Muriel Spark (de quem estão disponíveis em português “Raparigas de
escassos recursos”, também na Relógio d’Água e “O apogeu de Miss Jean Brodie”,
na Ahab Edições) tem 41 anos quando publica “Memento Mori”, o seu terceiro
livro. A velhice, a morte, a decrepitude da vida familiar com os seus segredos
& mentiras são temas abordados com a mesma estarrecedora e desconcertante
frontalidade que caracterizavam a autora, chegando a fazer esquecer que “o escândalo,
nesses tempos, era uma coisa séria”.
À excepção de duas personagens secundárias que se encontram na meia
idade (e a meia idade é pior do que ser velho: “o envelhecimento destroça-nos
os nervos, a velhice propriamente dita é mil vezes preferível!”), as restantes
personagens de “Memento Mori” são muito velhas.
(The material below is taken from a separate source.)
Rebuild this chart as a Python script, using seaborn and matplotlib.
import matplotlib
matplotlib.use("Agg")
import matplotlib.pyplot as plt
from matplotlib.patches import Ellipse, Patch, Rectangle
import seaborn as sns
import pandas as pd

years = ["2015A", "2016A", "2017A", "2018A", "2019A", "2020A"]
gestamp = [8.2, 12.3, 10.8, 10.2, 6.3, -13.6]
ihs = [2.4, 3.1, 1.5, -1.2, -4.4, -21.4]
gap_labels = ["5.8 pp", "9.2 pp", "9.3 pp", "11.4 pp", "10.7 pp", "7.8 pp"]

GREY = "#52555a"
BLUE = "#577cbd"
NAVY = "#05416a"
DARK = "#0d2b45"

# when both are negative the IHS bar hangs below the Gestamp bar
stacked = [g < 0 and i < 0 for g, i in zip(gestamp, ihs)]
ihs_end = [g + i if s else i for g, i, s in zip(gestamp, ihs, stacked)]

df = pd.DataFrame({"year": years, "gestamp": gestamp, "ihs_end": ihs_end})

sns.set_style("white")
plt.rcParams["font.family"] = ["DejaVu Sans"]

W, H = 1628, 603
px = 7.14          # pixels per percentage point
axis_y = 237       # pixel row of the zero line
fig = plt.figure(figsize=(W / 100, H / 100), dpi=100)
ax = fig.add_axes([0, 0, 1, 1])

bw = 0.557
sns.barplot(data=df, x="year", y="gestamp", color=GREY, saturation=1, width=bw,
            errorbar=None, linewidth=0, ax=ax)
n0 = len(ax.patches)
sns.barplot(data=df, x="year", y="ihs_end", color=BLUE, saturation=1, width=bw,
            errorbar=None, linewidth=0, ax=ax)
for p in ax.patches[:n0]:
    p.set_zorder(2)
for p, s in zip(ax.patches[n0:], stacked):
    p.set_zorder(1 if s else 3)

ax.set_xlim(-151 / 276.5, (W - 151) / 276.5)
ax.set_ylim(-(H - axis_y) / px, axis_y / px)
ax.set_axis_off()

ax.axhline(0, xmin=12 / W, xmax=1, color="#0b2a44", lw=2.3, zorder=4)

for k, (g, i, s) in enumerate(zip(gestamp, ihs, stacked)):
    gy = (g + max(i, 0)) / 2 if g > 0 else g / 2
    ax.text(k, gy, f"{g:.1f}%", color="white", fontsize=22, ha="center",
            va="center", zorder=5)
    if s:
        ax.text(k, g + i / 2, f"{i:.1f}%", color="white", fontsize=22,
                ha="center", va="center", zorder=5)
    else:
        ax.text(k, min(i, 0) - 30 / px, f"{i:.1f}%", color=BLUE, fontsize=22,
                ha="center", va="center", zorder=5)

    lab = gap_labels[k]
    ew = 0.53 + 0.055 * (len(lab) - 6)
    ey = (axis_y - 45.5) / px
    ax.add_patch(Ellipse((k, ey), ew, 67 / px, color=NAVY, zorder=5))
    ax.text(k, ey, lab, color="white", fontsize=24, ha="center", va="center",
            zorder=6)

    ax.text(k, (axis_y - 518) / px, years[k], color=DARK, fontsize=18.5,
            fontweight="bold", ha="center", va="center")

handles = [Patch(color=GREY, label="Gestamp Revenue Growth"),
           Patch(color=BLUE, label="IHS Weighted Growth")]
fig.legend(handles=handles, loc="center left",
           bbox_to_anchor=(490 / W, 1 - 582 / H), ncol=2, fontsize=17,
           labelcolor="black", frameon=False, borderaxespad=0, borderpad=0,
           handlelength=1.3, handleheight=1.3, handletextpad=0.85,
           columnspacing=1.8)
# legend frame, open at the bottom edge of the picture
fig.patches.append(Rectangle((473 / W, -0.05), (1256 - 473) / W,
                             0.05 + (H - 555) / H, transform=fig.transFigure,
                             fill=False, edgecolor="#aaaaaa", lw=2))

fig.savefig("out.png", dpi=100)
Estão a morrer de uma maneira que
apavora tanto quem assiste como a elas próprias. O que mais afecta esta gente não
é a proximidade da sua própria morte, mas a proximidade dos outros que também
estão a morrer! Os casais, quem convive numa casa, são simultaneamente vítimas
e algozes desta tortura diária. São anos e anos de rancores, invejas, ciúmes,
muito medo e muitos segredos. Miss Taylor, a personagem mais benigna do livro,
talvez por estar em paz com a velhice invasora, diz que “ter-se mais de setenta
anos é como estar em guerra. Todas as pessoas nossas amigas estão à beira de
partir ou já partiram, e nós vamos sobrevivendo entre mortos e moribundos, como
num campo de batalha.” Mas esse não é o pior cenário que a autora descreve.
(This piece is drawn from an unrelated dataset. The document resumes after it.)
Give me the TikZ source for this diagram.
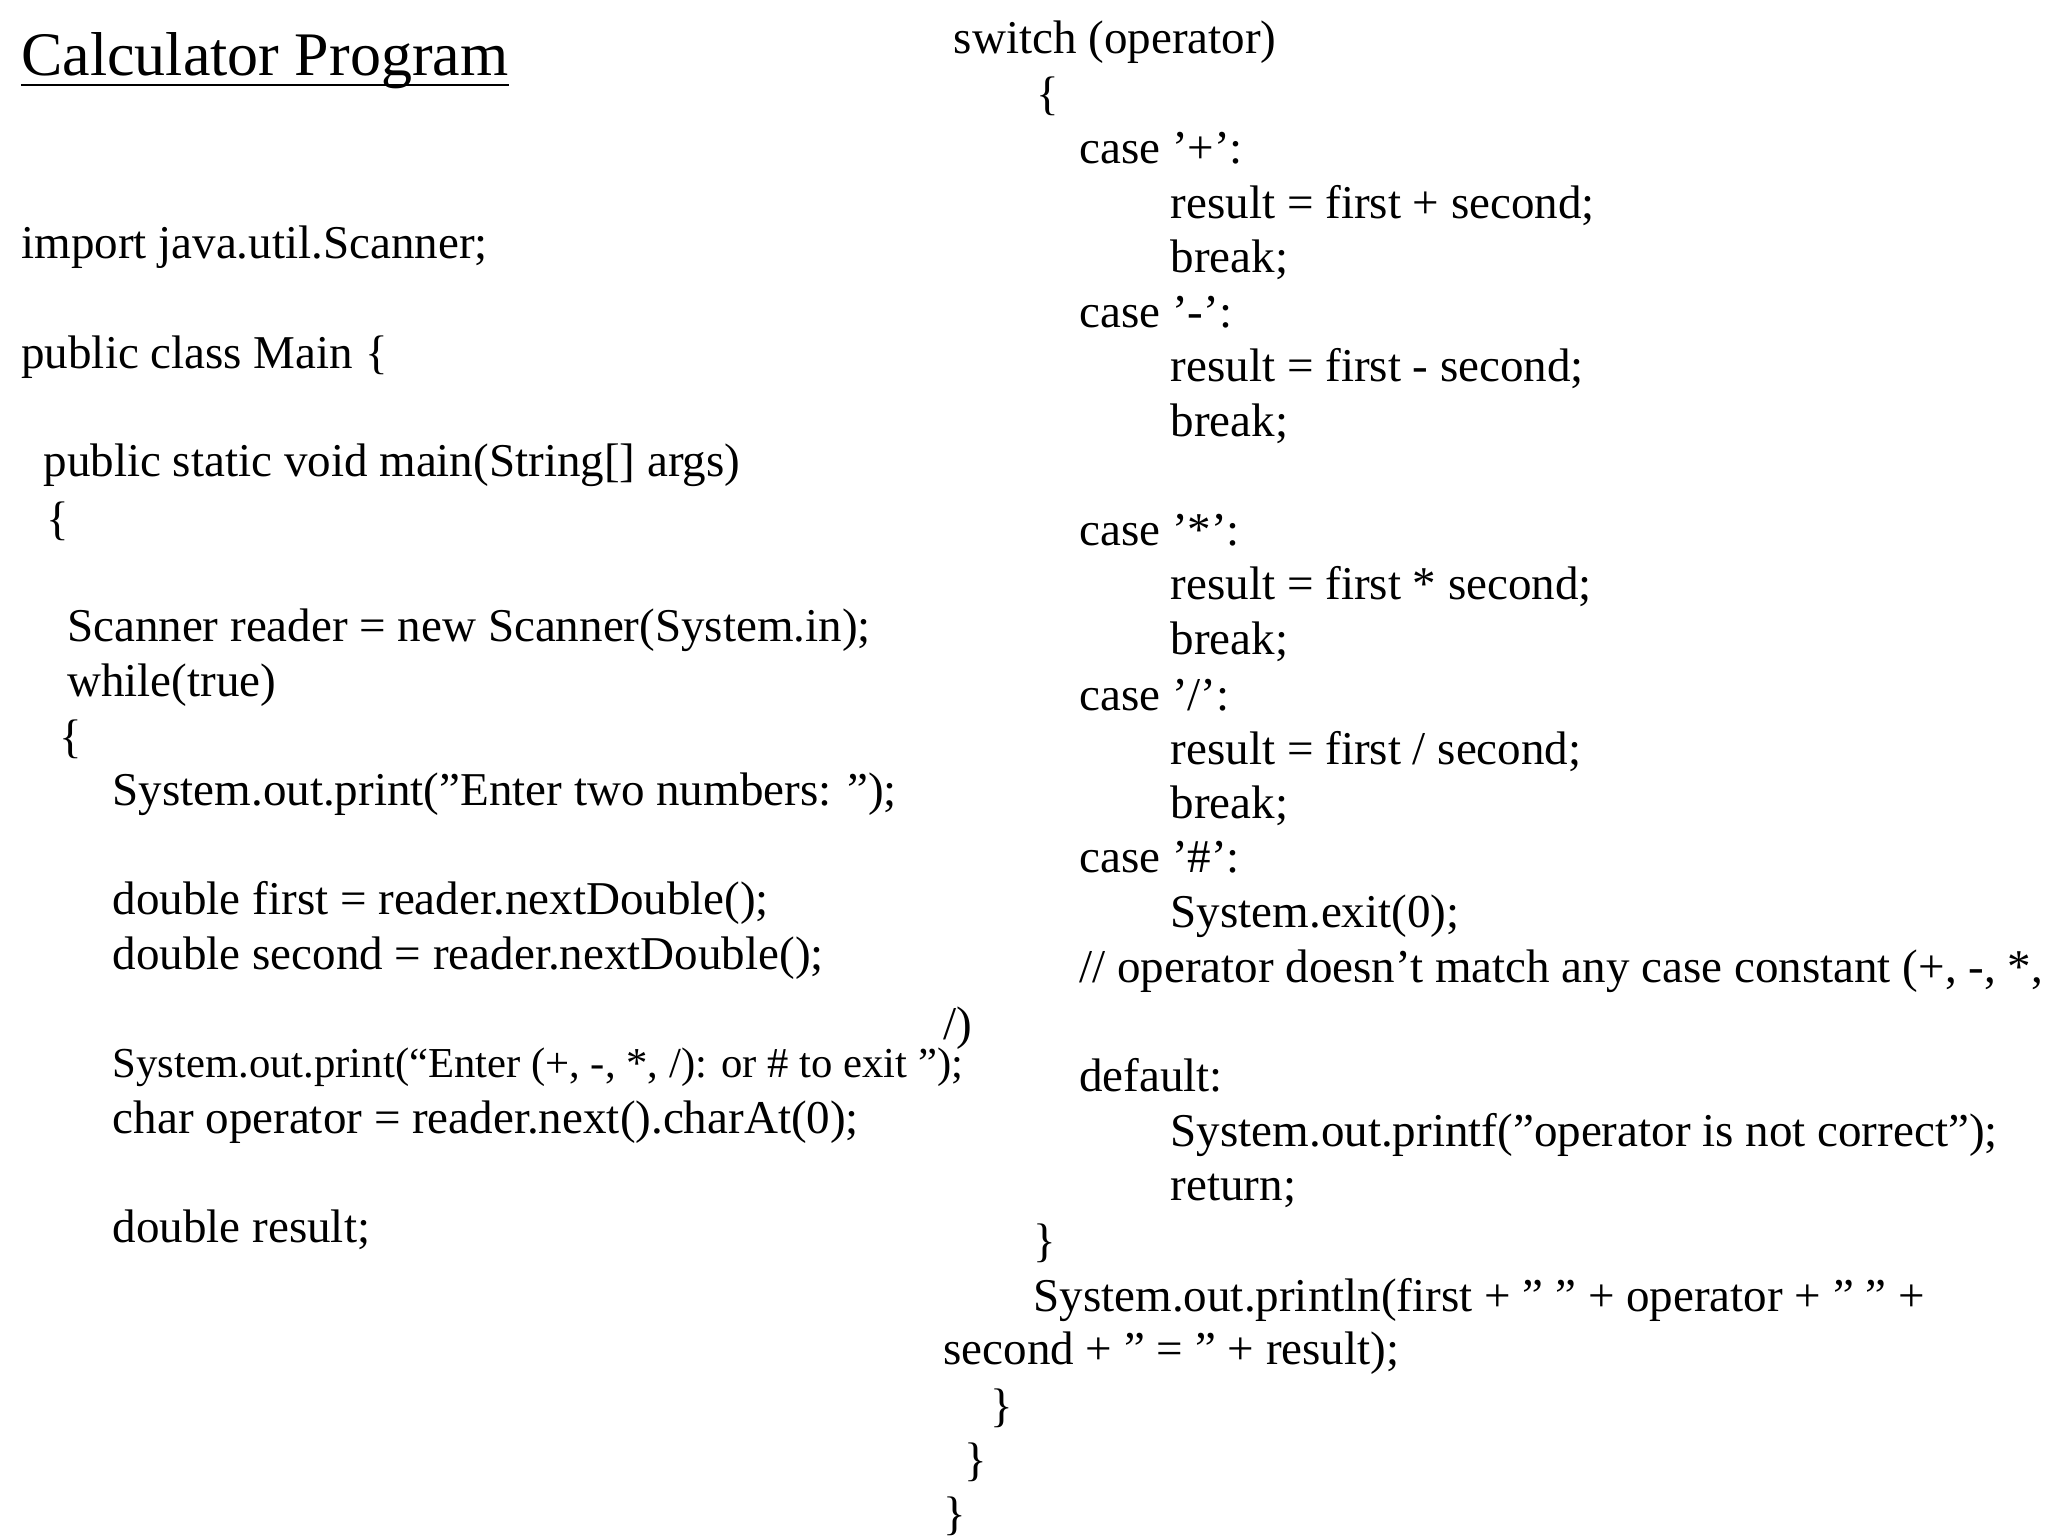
\documentclass[tikz,border=0pt]{standalone}
\usepackage{fontspec}
\setmainfont{Liberation Serif}
\begin{document}
\begin{tikzpicture}[x=0.02cm,y=-0.02cm,
  code/.style={anchor=base west,inner sep=0pt,font=\fontsize{20.5}{24}\selectfont},
  small/.style={anchor=base west,inner sep=0pt,font=\fontsize{18.6}{22}\selectfont}]
\useasboundingbox (0,0) rectangle (1568,1176);
\node[anchor=base west,inner sep=0pt,font=\fontsize{27}{30}\selectfont] (t) at (16,58) {Calculator Program};
\draw[line width=1.2pt] ([yshift=-4pt]t.base west) -- ([yshift=-4pt]t.base east);
\node[code] (l1) at (16,198) {import java.util.Scanner;};
\node[code] (l2) at (16,282) {public class Main \{};
\node[code] (l3) at (33,365) {public static void main(String[] args)};
\node[code] (l4) at (35,409) {\{};
\node[code] (l5) at (51,491) {Scanner reader = new Scanner(System.in);};
\node[code] (l6) at (51,533) {while(true)};
\node[code] (l7) at (45,576) {\{};
\node[code] (l8) at (86,617) {System.out.print("Enter two numbers: ");};
\node[code] (l9) at (86,700) {double first = reader.nextDouble();};
\node[code] (l10) at (86,742) {double second = reader.nextDouble();};
\node[small] (l11) at (86,825) {System.out.print(“Enter (+, -, *, /): or \# to exit ");};
\node[code] (l12) at (86,868) {char operator = reader.next().charAt(0);};
\node[code] (l13) at (86,951) {double result;};
\node[code] (r1) at (730,41) {switch (operator)};
\node[code] (r2) at (793,84) {\{};
\node[code] (r3) at (826,125) {case '+':};
\node[code] (r4) at (896,167) {result = first + second;};
\node[code] (r5) at (896,209) {break;};
\node[code] (r6) at (826,251) {case '-':};
\node[code] (r7) at (896,292) {result = first - second;};
\node[code] (r8) at (896,334) {break;};
\node[code] (r9) at (826,418) {case '*':};
\node[code] (r10) at (896,459) {result = first * second;};
\node[code] (r11) at (896,501) {break;};
\node[code] (r12) at (826,544) {case '/':};
\node[code] (r13) at (896,585) {result = first / second;};
\node[code] (r14) at (896,627) {break;};
\node[code] (r15) at (826,668) {case '\#':};
\node[code] (r16) at (896,710) {System.exit(0);};
\node[code] (r17) at (826,752) {// operator doesn't match any case constant (+, -, *,};
\node[code] (r18) at (722,796) {/)};
\node[code] (r19) at (826,836) {default:};
\node[code] (r20) at (896,878) {System.out.printf("operator is not correct");};
\node[code] (r21) at (896,919) {return;};
\node[code] (r22) at (791,962) {\}};
\node[code] (r23) at (791,1004) {System.out.println(first + " " + operator + " " +};
\node[code] (r24) at (722,1045) {second + " = " + result);};
\node[code] (r25) at (758,1088) {\}};
\node[code] (r26) at (738,1130) {\}};
\node[code] (r27) at (722,1171) {\}};
\end{tikzpicture}
\end{document}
Comparam-se as idades, a parecença com a idade real, os benefícios da
cremação. Os testamentos são usados como derradeira ameaça perante a indiferença
alheia, perde-se a mobilidade e a memória. Há personagens que se comportam como
crianças e outras que são infantilizadas Há quem leia o horóscopo. Há os senis
eufemisticemente apelidados de pacientes “geriátricos” que deambulam como almas
penadas numa enfermaria que é também um eufemismo para o purgatório. Há quem
cace heranças, quem atravesse a cidade para ver uma faixa de perna, quem gaste
quase todo o dinheiro que tem para enviar um telegrama com uma descompostura
literária, e também quem esteja tão obcecado com a perspectiva de ser assaltado
ao ponto de criar as condições perfeitas para se tornar numa vítima. Para não
enfrentar a morte que se aproxima há ainda um investigador que anota os
comportamentos de quem é velho como ele, e lhes dá informações perturbadoras
para depois medir-lhes a pulsação e a temperatura… também há quem trate dos
netos, mas este livro é sobre o medo ao grande desconhecido. Uma das personagens
do livro tem por passatempo cortar os fósforos em duas metades com uma lâmina
para “tornar em duas cada caixa”. Há também um inspector aposentado que
investiga um caso como quem persegue a própria morte e uma série de telefonemas
que atormentam toda esta gente com um assustador lugar comum. Acima de tudo há
o imenso talento de Muriel Spark que consegue ser mais incisiva e directa do
que Patricia Highsmith sem precisar de criar um psicopata assassino.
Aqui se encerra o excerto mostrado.